In the mean time the mouse is getting ever more intrusive, popping up in all sorts of places. The father sets out traps for him, traps that will, of course, kill him. The young woman is very upset by this. She has looked into the eyes of the mouse sees him as a fellow creature looking for his way in life just like she is. Maybe she also some how sees him as trapped in the house just like she by her lack of an income. She goes to the store and buy a "humane trap" that is supposed to not harm the mouse.
I do not want to tell anymore of the plot as the ending is just so perfect.
Read "The Mouse" by Kate Ferguson at Wordlegs, a very well done online journal with poetry, short stories, flash fiction, reviews and other interesting features. It has been up for three years now and looks like a great source of interesting material. It is hosted in Ireland and most of the writers, not all, are Irish. It is free, come out four times a year and I am happy to be a new subscriber.
Ferguson has a very interesting webpage.
I really like this story a lot. It reminded me of something one of my favorite short story writers, Katherine Mansfield, might have written in her younger days. I thought the short showed tremendous emotional intelligence.

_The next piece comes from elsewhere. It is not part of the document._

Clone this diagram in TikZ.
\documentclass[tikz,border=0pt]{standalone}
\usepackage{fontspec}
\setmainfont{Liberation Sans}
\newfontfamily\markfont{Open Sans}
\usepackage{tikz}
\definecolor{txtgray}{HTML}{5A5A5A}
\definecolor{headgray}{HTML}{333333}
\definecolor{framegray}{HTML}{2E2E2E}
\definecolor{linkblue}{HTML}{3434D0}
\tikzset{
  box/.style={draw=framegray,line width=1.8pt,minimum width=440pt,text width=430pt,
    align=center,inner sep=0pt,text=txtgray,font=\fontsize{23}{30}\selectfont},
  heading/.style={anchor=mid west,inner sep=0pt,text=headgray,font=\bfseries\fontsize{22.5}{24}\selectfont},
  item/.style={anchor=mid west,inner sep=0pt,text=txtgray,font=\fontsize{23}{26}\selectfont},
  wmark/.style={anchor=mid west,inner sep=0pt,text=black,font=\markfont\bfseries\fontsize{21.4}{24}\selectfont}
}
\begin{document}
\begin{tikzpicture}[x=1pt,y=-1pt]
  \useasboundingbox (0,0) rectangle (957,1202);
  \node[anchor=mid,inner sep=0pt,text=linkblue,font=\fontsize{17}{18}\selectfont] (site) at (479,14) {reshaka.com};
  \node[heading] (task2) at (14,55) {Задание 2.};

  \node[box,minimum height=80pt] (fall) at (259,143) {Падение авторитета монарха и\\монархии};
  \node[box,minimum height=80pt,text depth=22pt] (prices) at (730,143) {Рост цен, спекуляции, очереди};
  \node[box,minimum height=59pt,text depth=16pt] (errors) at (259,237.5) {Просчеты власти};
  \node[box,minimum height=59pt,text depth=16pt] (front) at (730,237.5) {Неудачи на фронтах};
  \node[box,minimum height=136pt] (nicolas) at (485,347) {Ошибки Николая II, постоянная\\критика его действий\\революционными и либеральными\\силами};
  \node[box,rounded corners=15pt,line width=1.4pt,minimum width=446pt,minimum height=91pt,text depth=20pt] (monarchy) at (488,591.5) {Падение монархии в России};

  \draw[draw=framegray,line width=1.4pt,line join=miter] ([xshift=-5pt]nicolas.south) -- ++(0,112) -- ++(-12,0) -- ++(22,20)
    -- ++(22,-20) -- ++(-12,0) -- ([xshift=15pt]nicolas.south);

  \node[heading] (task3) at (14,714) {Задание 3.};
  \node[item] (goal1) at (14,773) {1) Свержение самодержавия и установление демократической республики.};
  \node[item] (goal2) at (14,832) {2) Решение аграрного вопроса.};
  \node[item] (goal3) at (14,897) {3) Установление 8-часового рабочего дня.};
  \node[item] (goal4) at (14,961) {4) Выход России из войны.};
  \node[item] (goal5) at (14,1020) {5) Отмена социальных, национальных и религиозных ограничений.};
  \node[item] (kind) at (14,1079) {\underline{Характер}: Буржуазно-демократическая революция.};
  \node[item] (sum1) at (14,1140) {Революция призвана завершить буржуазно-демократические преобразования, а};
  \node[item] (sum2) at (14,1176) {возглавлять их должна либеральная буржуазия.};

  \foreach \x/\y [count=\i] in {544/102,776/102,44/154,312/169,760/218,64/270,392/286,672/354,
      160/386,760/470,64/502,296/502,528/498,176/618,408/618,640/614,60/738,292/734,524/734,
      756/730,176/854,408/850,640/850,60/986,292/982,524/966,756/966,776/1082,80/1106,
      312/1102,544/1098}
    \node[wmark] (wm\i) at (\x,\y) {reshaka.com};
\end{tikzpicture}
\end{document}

I hope one day to read a collection of her short stories and I would not be surprised if someone should host an Irish Short Story Week twenty years from now to see her as one of the highly regarded writers of the day. I certainly hope so!
Let me know if you have a suggestion for a writer who I might feature this week.
"How this week should have been started on Day One, tell Joseph Sheridan Le Fanu, thanks for letting me loose for this event"-Carmilla |
Mel u
3 comments:
Mel, what a coincidence that you should feature short stories by Irish women authors. This morning I came across an anthology of short stories by (six, I think) Irish women authors at a used bookstore. I could pinch myself for not picking it up. I intend to go back first thing tomorrow.
Great idea Mel, also will add wordlegs to my Pomesallsizes page, thanks.
Mel, this is a wonderful addition to Irish Short Story Week. The story sounds terrific! Interestingly, I just posted about a short story by an Irish woman author (is there a special link I should include in my post to Irish Short Story Week?).